Pour Antoni Montserrat, s’il ne faut pas abuser de l’expression, le déficit démocratique existe. Revenant sur la crise économique, il a évoqué les débats menés aux Etats-Unis au niveau des deux chambres parlementaires pour adopter un plan de sortie de crise en expliquant que c’était chose impossible au Parlement européen. L’impossibilité de voter un budget d’urgence ou un paquet de mesures économiques limite l’action du Parlement européen, et c’est en ce sens qu’on peut, selon lui, parler de déficit démocratique. Il a tenu enfin à faire le distinguo entre une réelle politique européenne et une coordination des politiques nationales.
Philippe Poirier estime pour sa part qu’il n’y a pas de déficit démocratique.
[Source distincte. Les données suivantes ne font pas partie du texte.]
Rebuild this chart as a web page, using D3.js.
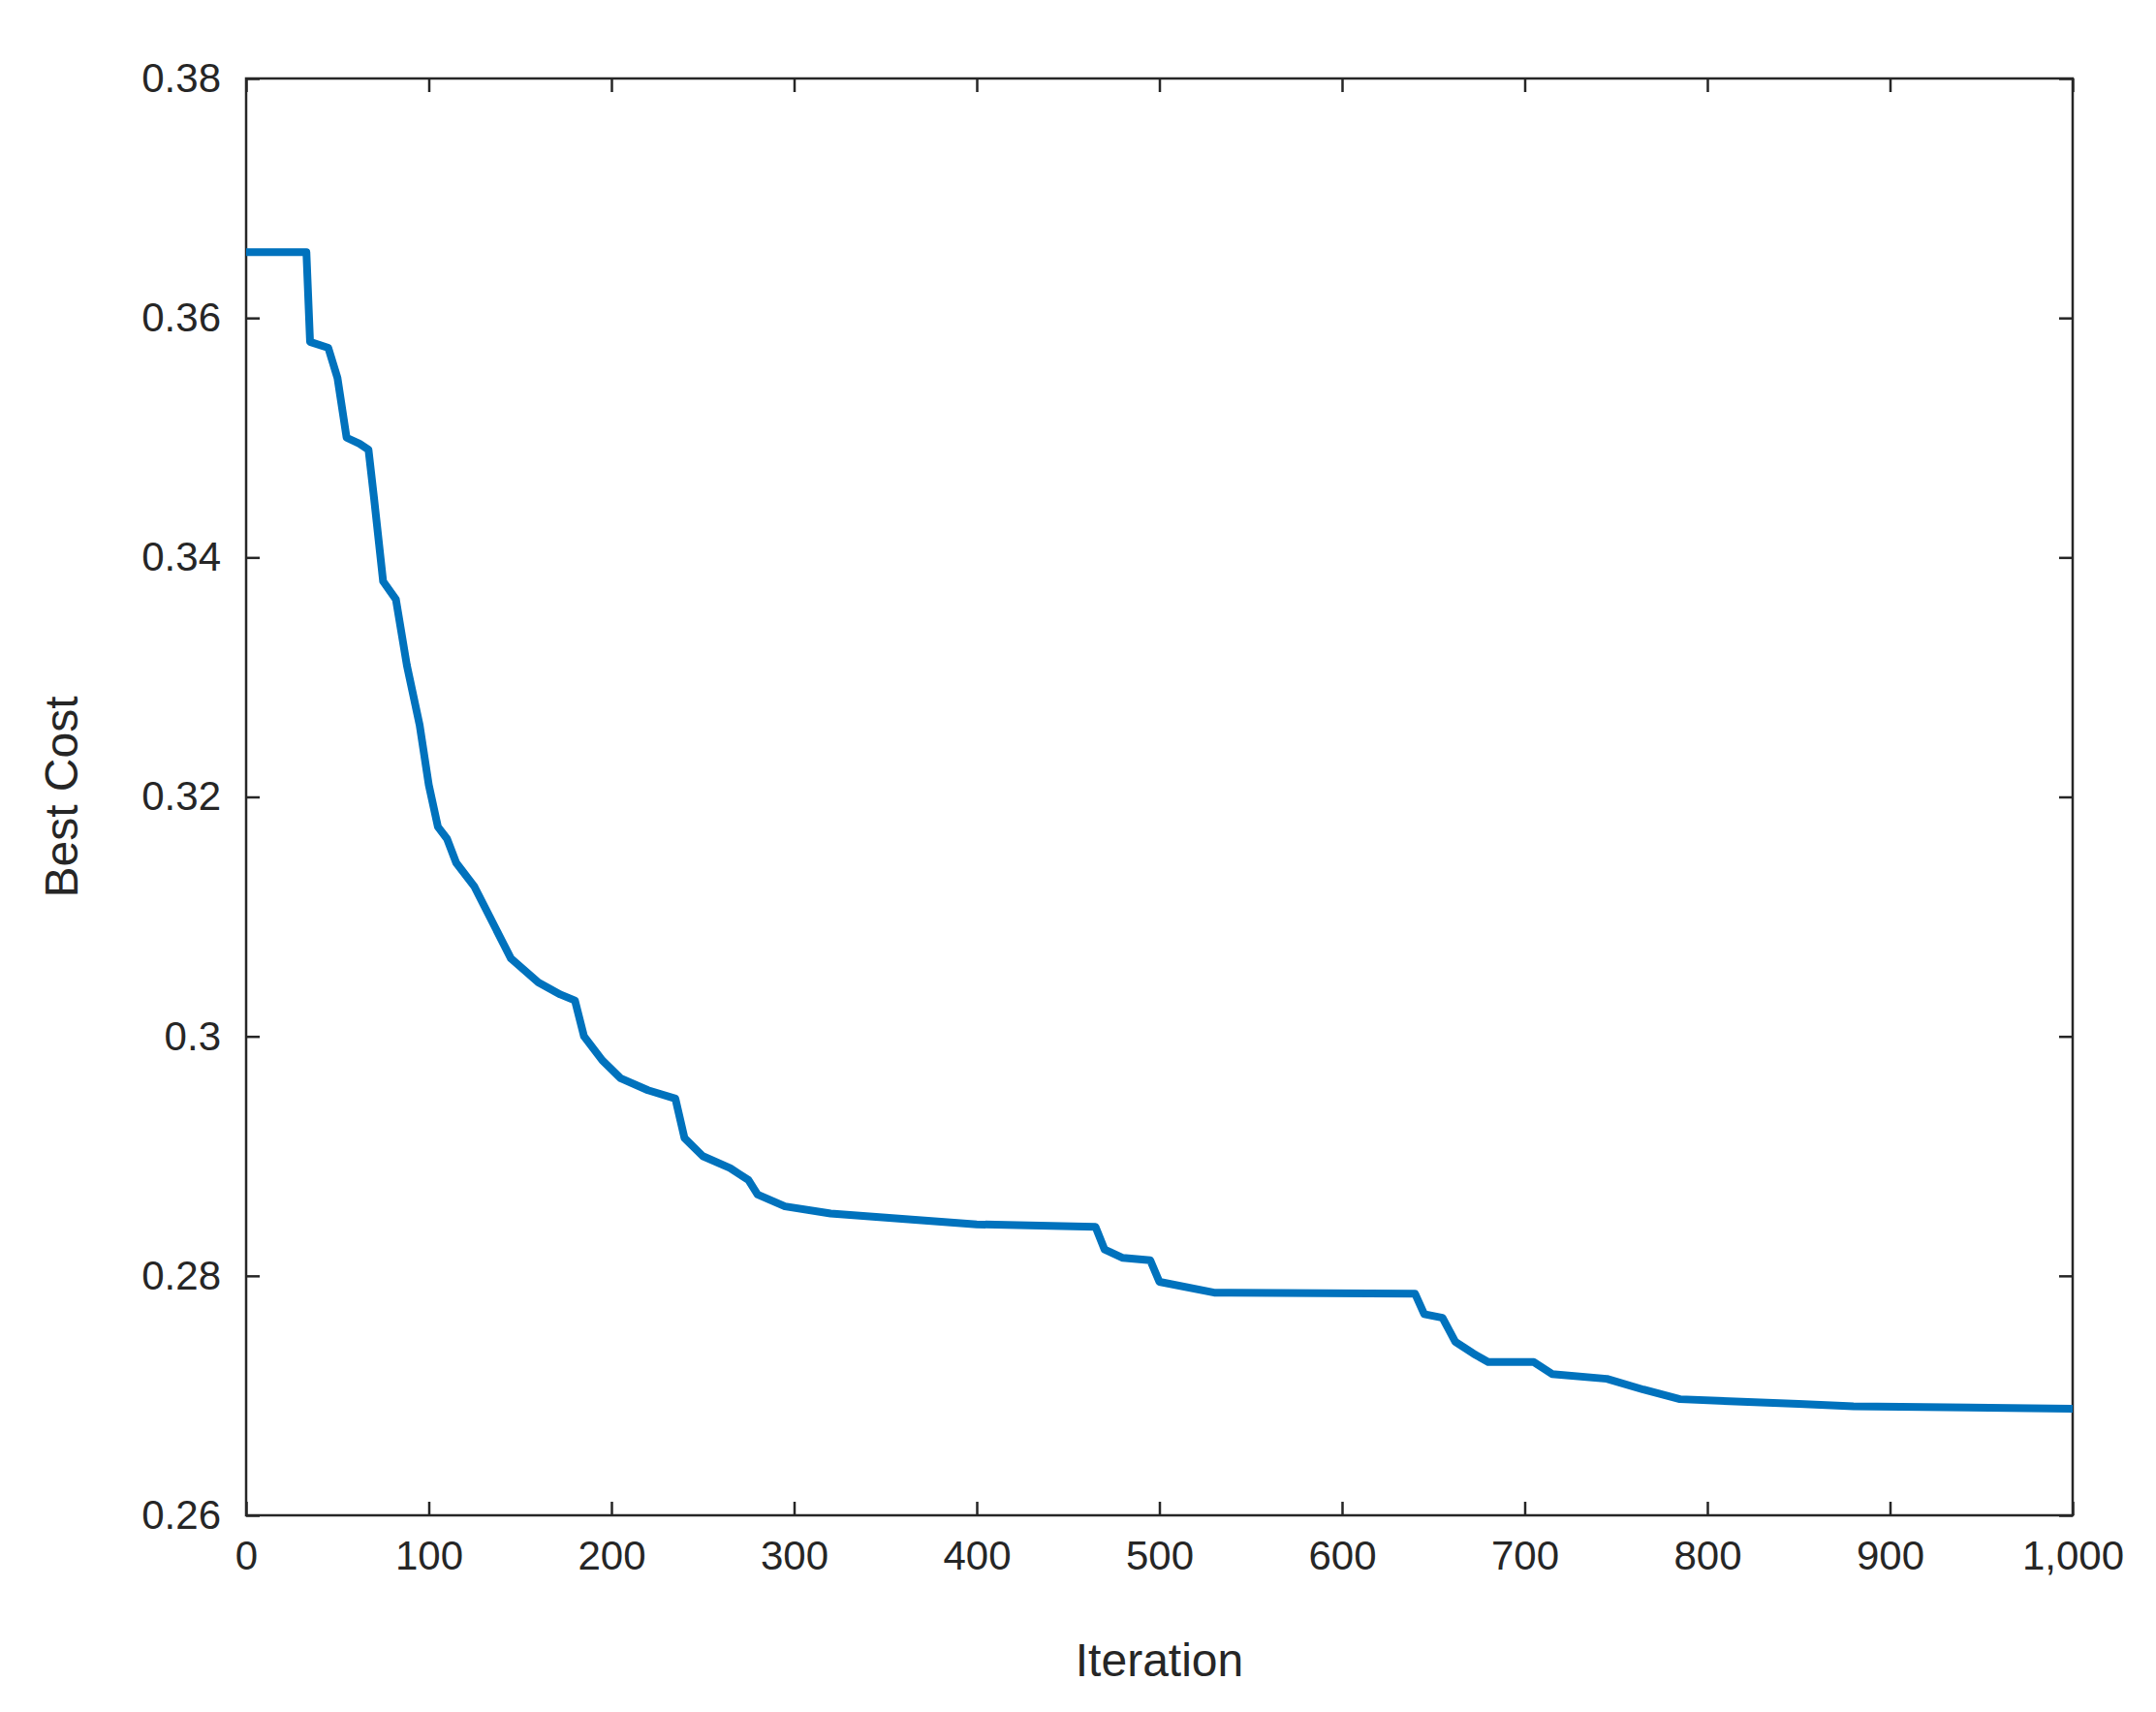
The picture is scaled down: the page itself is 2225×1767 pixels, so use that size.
<!DOCTYPE html>
<html><head><meta charset="utf-8">
<script src="https://cdn.jsdelivr.net/npm/d3@7"></script>
<style>body{margin:0;background:#fff}text{font-family:"Liberation Sans",Arial,sans-serif;fill:#262626}</style>
</head><body>
<svg id="chart" width="2225" height="1767"></svg>
<script>
// best cost per iteration
var iterations = [0,33,35,45,50,55,62,67,70,75,82,88,95,100,105,110,115,125,135,145,160,172,180,185,195,205,220,235,240,250,265,275,280,295,320,400,465,470,480,495,500,530,640,645,655,662,672,680,705,715,745,765,785,850,880,1000];
var bestCost = [0.3655,0.3655,0.358,0.3575,0.355,0.350,0.3495,0.349,0.345,0.338,0.3365,0.331,0.326,0.321,0.3175,0.3165,0.3145,0.3125,0.3095,0.3065,0.3045,0.3035,0.303,0.300,0.298,0.2965,0.2955,0.2948,0.2915,0.290,0.289,0.288,0.2868,0.2858,0.2852,0.2843,0.2841,0.2822,0.2815,0.2813,0.2795,0.2786,0.2785,0.2768,0.2765,0.2745,0.2735,0.2728,0.2728,0.2718,0.2714,0.2705,0.2697,0.2693,0.2691,0.2689];
var xTicks = [0,100,200,300,400,500,600,700,800,900,1000];
var yTicks = [0.26,0.28,0.3,0.32,0.34,0.36,0.38];

var L = 254, R = 2139, T = 81, B = 1564;
var svg = d3.select("#chart");
var x = d3.scaleLinear().domain([0,1000]).range([L,R]);
var y = d3.scaleLinear().domain([0.26,0.38]).range([B,T]);
var fmt = function(d){ return String(+d.toFixed(2)); };

function axis(g, a){
    g.call(a);
    g.select(".domain").remove();
    g.selectAll("line").attr("stroke","#262626").attr("stroke-width",2.5);
    g.selectAll("text").style("font-size","42px").attr("fill","#262626");
}
svg.append("g").attr("transform","translate(0,"+B+")")
    .call(function(g){ axis(g, d3.axisBottom(x).tickValues(xTicks).tickSizeInner(-14).tickSizeOuter(0).tickPadding(26)); });
svg.append("g").attr("transform","translate(0,"+T+")")
    .call(function(g){ axis(g, d3.axisTop(x).tickValues(xTicks).tickSizeInner(-14).tickSizeOuter(0).tickFormat("")); });
svg.append("g").attr("transform","translate("+L+",0)")
    .call(function(g){ axis(g, d3.axisLeft(y).tickValues(yTicks).tickSizeInner(-14).tickSizeOuter(0).tickPadding(26).tickFormat(fmt)); });
svg.append("g").attr("transform","translate("+R+",0)")
    .call(function(g){ axis(g, d3.axisRight(y).tickValues(yTicks).tickSizeInner(-14).tickSizeOuter(0).tickFormat("")); });

svg.append("rect").attr("x",L).attr("y",T).attr("width",R-L).attr("height",B-T)
    .attr("fill","none").attr("stroke","#262626").attr("stroke-width",2.5);

var pts = iterations.map(function(d,i){ return [d, bestCost[i]]; });
svg.append("path").datum(pts)
    .attr("fill","none").attr("stroke","#0072BD").attr("stroke-width",8)
    .attr("stroke-linejoin","round")
    .attr("d", d3.line().x(function(d){return x(d[0]);}).y(function(d){return y(d[1]);}));

svg.append("text").attr("x",(L+R)/2).attr("y",1730).attr("text-anchor","middle")
    .style("font-size","48px").text("Iteration");
svg.append("text").attr("transform","translate(80,"+((T+B)/2)+") rotate(-90)")
    .attr("text-anchor","middle").style("font-size","48px").text("Best Cost");
</script>
</body></html>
En effet, ce sont 27 gouvernements élus qui siègent au Conseil et le Parlement européen est lui aussi élu au suffrage direct par des millions d’électeurs. Le problème réside ailleurs pour le politologue et il s’agit plutôt à ses yeux d’un décalage entre offre et demande politique sur les questions européennes. Les mécanismes d’offre fonctionnent mal et sont mal compris par les citoyens. Par ailleurs, l’offre se concentre trop sur des questions institutionnelles, qui sont certes nécessaires, mais qui ne répondent pas à une demande des citoyens qui relève plutôt de questions économiques ou sociales.
De plus, la structuration des pouvoirs au sein des institutions est très différente de ce que les gens connaissent au niveau national et il est difficile pour les citoyens, mais aussi pour les élus, de comprendre qu’il existe deux régimes politiques distincts qui ont des fonctions et un fonctionnement différents. Aussi, pour le politologue, les élus ne sont pas toujours préparés au mieux pour mener campagne sur des questions européennes.